As small numbers of Dickcissels flew overhead, We checked the site, sometimes in conjunction with another local birder, Rodrigo Lopez, and eventually found our year Tricolored Munias. Scanning vegetation and skies failed to turn up hoped for Northern Harrier and White-tailed Hawk nor the Aplomado Falcon that had been recently seen but we did have nice views of Harriss’s Hawk and got a quick look at a hunting Merlin.

Try as we might for the rail, it just would not respond so we reluctantly left for a quick visit to the beach. At Playa Panama, we were entertained by schools of small fish breaching to avoid larger fish that also jumped on occasion. Brown Pelicans would then follow suit, actively flying in to see what they could scoop out of the water. At one point, an adult Brown Booby also appeared to do its diving thing.
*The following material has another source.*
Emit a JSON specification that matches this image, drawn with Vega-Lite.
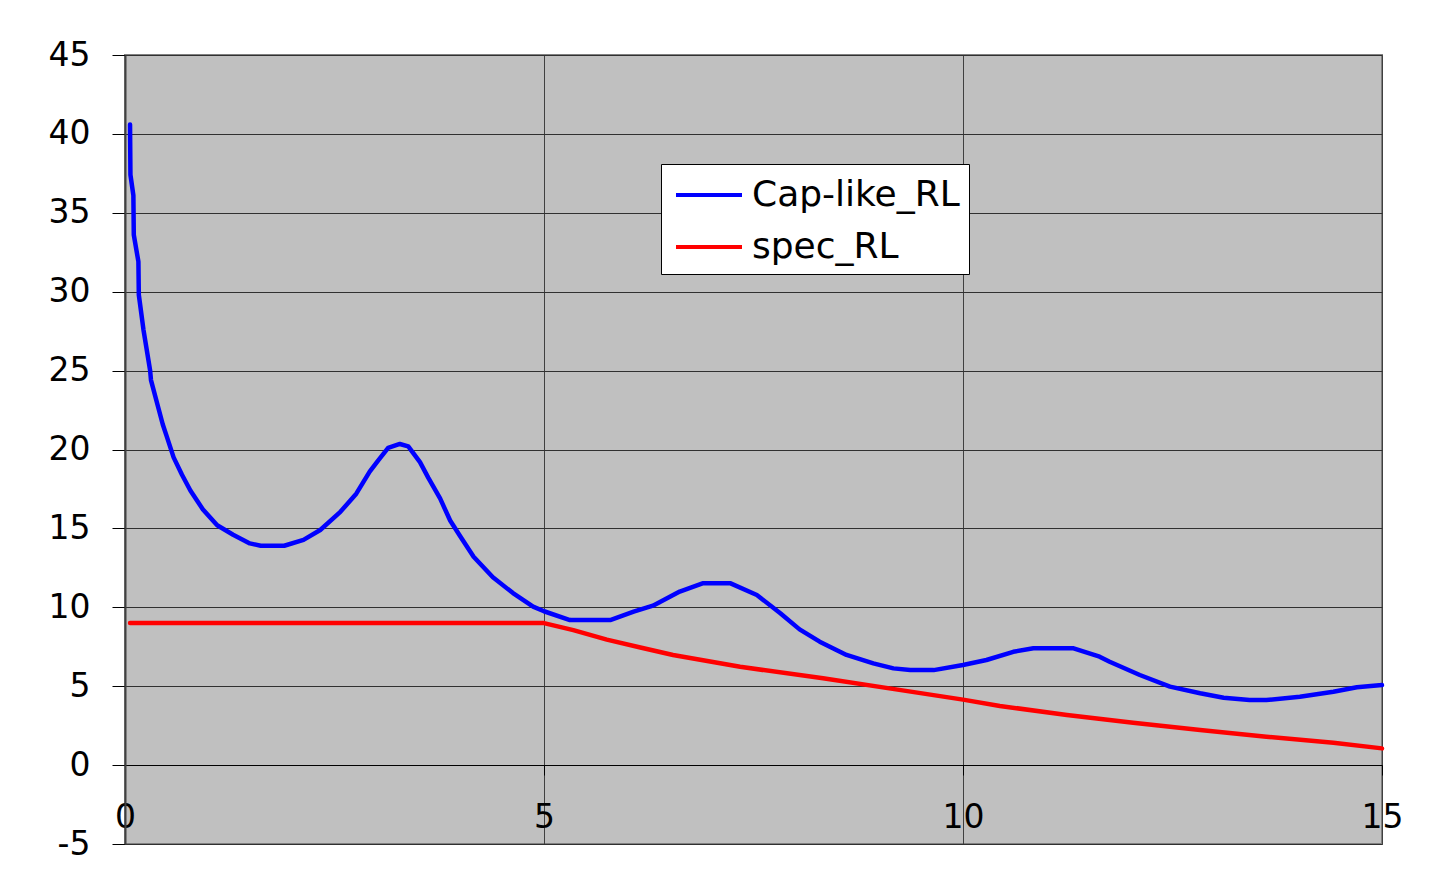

On the way back, while driving through Las Trancas, frantic waving from Rodrigo caught our attention. Yes, he had just had the rails along with a Sora! After showing us where they had finally come to the edge of the wet rice, we had glimpses of the Sora and heard at least two Spotted Rails. Although they refused to show themselves, a heard bird is still a year bird! The final interesting sighting at this excellent site was a Great Egret that had caught a small snake.

Rincon de la Vieja

Our next destination was Rinconcito Lodge where I would be guiding a Birding Club of Costa Rica trip. We didn’t have anything on the drive there although I did see some interesting open oak savanna habitat that merits early morning bird surveys.

During our stay at Rinconcito, we birded around the lodge and visited two different areas of the national park. Although we did pick up a few year birds, overall, the birding was very slow. This may have been a result of windy and rainy weather as well as not being able to enter the park before 8 a.m.. That said, highlights included great views of Ruddy Woodcreeper, one hard only Tody Motmot, and excellent looks at Lesser Ground-Cuckoo. Unfortunately, we just didn’t have the time nor appropriate weather to see more of the uncommon species that live in Rincon de la Vieja.

On the drive back, we seriously tried for American Kestrel sans success. Two Pearl Kites and a male Merlin eating a Barn Swallow were consolation but additional year birds for Team Tyto will have to wait for another day.